A preocupação durante a gravidez nunca deixou de existir completamente. Foi uma gravidez ótima, sem intercorrências, mas no 5º mês um medo avassalador tomou conta de mim. E se houvesse algum problema? Agora dependia somente de mim. Aos 5 meses de gravidez, se tivesse que fazer uma cesárea de emergência, ele não sobreviveria. Esse sentimento esteve comigo até o final. Uma preocupação exacerbada, um medo constante.
Gratidão
Eu havia trabalhado tanto para ver o meu bebê nascer que esqueci de pensar no que aconteceria quando ele nascesse. Tive uma sensação de missão cumprida com seu nascimento e mal sabia que estava só começando. Demorei a me vincular. Demorei a entender o que seria ser mãe. Eu não li sobre o parto nem sobre amamentação. Eu passei três anos vivendo um dia de cada vez e esqueci de ver que o futuro era muito mais cheio de alegrias do que de processos. Eu estava cheia de amor e cheia de medo.

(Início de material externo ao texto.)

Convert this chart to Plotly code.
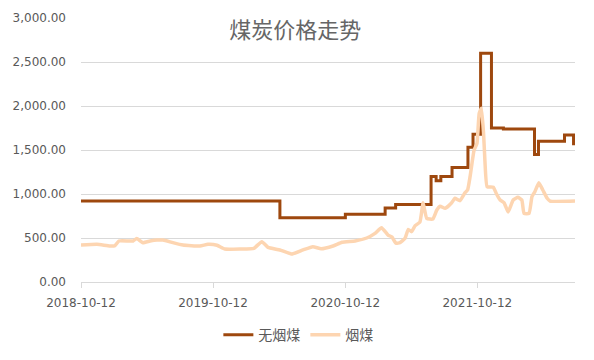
import plotly.graph_objects as go

title_text = "煤炭价格走势"
series_names = ["无烟煤", "烟煤"]

# 无烟煤 (step series) : change dates and values
anthracite_dates = [
    "2018-10-12", "2020-04-14", "2020-10-12", "2021-01-30", "2021-02-28",
    "2021-06-06", "2021-06-20", "2021-07-03", "2021-08-03", "2021-09-16",
    "2021-09-30", "2021-10-21", "2021-11-20", "2021-12-23", "2022-03-19",
    "2022-03-30", "2022-06-10", "2022-07-05", "2022-07-09",
]
anthracite_values = [
    920, 730, 770, 840, 880,
    1200, 1150, 1200, 1300, 1530,
    1680, 2600, 1750, 1740, 1450,
    1600, 1670, 1570, 1570,
]

# 烟煤
bituminous_dates = [
    "2018-10-12", "2018-11-25", "2018-12-31", "2019-01-14", "2019-01-25",
    "2019-03-05", "2019-03-15", "2019-04-01", "2019-04-21", "2019-05-10",
    "2019-05-27", "2019-06-23", "2019-07-21", "2019-09-06", "2019-09-28",
    "2019-10-23", "2019-11-14", "2019-12-26", "2020-02-02", "2020-02-24",
    "2020-03-12", "2020-04-14", "2020-05-17", "2020-06-17", "2020-07-14",
    "2020-08-06", "2020-09-08", "2020-10-03", "2020-11-08", "2020-12-10",
    "2021-01-02", "2021-01-20", "2021-02-07", "2021-02-18", "2021-03-01",
    "2021-03-12", "2021-03-26", "2021-04-04", "2021-04-13", "2021-04-23",
    "2021-05-06", "2021-05-15", "2021-05-25", "2021-06-11", "2021-06-22",
    "2021-07-01", "2021-07-15", "2021-08-02", "2021-08-11", "2021-08-25",
    "2021-09-08", "2021-09-15", "2021-09-22", "2021-10-03", "2021-10-11",
    "2021-10-17", "2021-10-23", "2021-10-29", "2021-11-02", "2021-11-08",
    "2021-11-25", "2021-12-04", "2021-12-14", "2021-12-25", "2022-01-05",
    "2022-01-19", "2022-02-01", "2022-02-12", "2022-02-18", "2022-03-04",
    "2022-03-12", "2022-03-20", "2022-03-31", "2022-04-11", "2022-04-23",
    "2022-05-01", "2022-07-09",
]
bituminous_values = [
    420, 428, 409, 413, 466,
    466, 495, 447, 466, 477,
    477, 447, 420, 409, 428,
    417, 375, 375, 383, 458,
    394, 364, 318, 364, 401,
    378, 409, 451, 466, 500,
    553, 617, 534, 510, 440,
    447, 497, 598, 572, 640,
    680, 900, 723, 715, 818,
    860, 837, 900, 951, 924,
    1015, 1045, 1200, 1500, 1576,
    1917, 1974, 1700, 1370, 1083,
    1076, 1000, 932, 900, 795,
    932, 962, 932, 780, 780,
    970, 1026, 1128, 1045, 951,
    920, 920,
]

x_tickvals = ["2018-10-12", "2019-10-12", "2020-10-12", "2021-10-12"]
x_range = ["2018-10-12", "2022-07-09"]
y_tickvals = [0, 500, 1000, 1500, 2000, 2500, 3000]

fig = go.Figure()
fig.add_trace(go.Scatter(
    x=anthracite_dates, y=anthracite_values, name=series_names[0],
    mode="lines", line=dict(color="#9E480E", width=3, shape="hv"),
))
fig.add_trace(go.Scatter(
    x=bituminous_dates, y=bituminous_values, name=series_names[1],
    mode="lines", line=dict(color="#FDD5B1", width=3.5, shape="spline", smoothing=0.4),
))

fig.update_layout(
    width=594, height=360,
    margin=dict(l=81, r=19, t=18, b=78, autoexpand=False),
    paper_bgcolor="white", plot_bgcolor="white",
    font=dict(family="DejaVu Sans, Noto Sans CJK SC", color="#595959", size=11),
    title=dict(
        text=title_text, x=0.497, xanchor="center", y=0.917, yanchor="middle",
        yref="container",
        font=dict(family="Noto Sans CJK SC", size=22, color="#666666"),
    ),
    showlegend=True,
    legend=dict(
        orientation="h", x=0.44, xanchor="center",
        yref="container", y=0.069, yanchor="middle",
        font=dict(family="Noto Sans CJK SC", size=14, color="#595959"),
        itemwidth=30,
    ),
    xaxis=dict(
        type="date", range=x_range, tickvals=x_tickvals, ticktext=x_tickvals,
        showgrid=False, showline=True, linecolor="#D9D9D9", linewidth=1,
        ticks="outside", ticklen=5, tickcolor="#D9D9D9",
        ticklabelstandoff=5, automargin=False,
        tickfont=dict(size=12, color="#595959"),
        zeroline=False,
    ),
    yaxis=dict(
        range=[0, 3000], tickvals=y_tickvals, tickformat=",.2f",
        showgrid=True, gridcolor="#D9D9D9", gridwidth=1,
        zeroline=False, showline=False, ticks="",
        ticklabelstandoff=14, automargin=False,
        tickfont=dict(size=12, color="#595959"),
    ),
)

fig.write_html("out.html")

No começo da vida do meu filho, eu trouxe esse jeito de cuidar dele como se fosse uma fertilização: muito burocrático, cheio de etapas. Esqueci da parte emocional, de se deixar levar pela alegria. Só via marcos de desenvolvimento, datas, genes, cromossomos e esqueci de ver que maravilhosa é a vida e o desenvolvimento natural de uma criança. Hoje acho que poderia ter curtido mais, estado mais presente, me deixado levar com mais leveza por aquele bebezinho que havia chegado. Em muitos momentos usava a frase: eu não consigo fazer outro.
Muitas vezes me cobrei muito no começo, achando que não poderia ter as inseguranças normais de qualquer mãe. Afinal lutei tanto, não poderia ficar cansada ou não ser grata por aquele momento que estava passando com meu filho.
Demorou um pouco, mas fomos nos acertando. Aprendi que dar leite na madeira também pode criar o mesmo vínculo com o bebê. Que brincar, estar presente e totalmente conectado são momentos únicos, imperdíveis. Aprendi a aproveitar o meu filho e a maternidade, sem tantos traumas e medos. A ficha caiu e hoje tanto eu como meu marido mudamos o nosso jeito de lidar e de nos relacionar com nosso bebê.
Eu adorei estar grávida, mas com certeza ter gestado não me faz mais ou menos mãe. É difícil ver isso no meio do furacão, mas se eu entendesse esse conceito desde o início, talvez não tivesse achado por muito tempo que esse é o único caminho da felicidade.
Já passei pela gestação, pelo parto e pela amamentação então posso falar: ser mãe é muito mais que esse começo. São todos os momentos de conexão que você terá com ele, pequeno ou grande. É estar presente.
A FIV não é um processo fácil, sem dúvida, e mesmo que em muitos momentos eu tenha encontrado portas fechadas e pouca empatia, eu também tenho muita gratidão a pessoas maravilhosas que encontrei durante todo o processo.
Depois de ter realizado nosso sonho, vejo que ter passado por essa experiência nos fez uma família mais unida. Assim como me uniu muito ao meu marido, hoje eu tenho um agradecimento muito grande por tudo que temos. Não só pela família que construímos, mas também pelas pequenas coisas da vida. Às vezes tomamos essas pequenas coisas como certas, como engravidar que parece tão fácil e natural, mas para muitas pessoas não é.
Sempre que converso com alguém que vai iniciar esse processo, meu maior conselho é: uma vez grávida, não importa o que fez para chegar lá, viva a gravidez em sua plenitude. Deixei os medos para trás. Aproveite, ame seu filho desde o começo. Não deixe o medo tomar conta.
A vida é feita de ciclos. Teremos fases de luta pela frente, e muitas outras fases maravilhosas para desfrutar!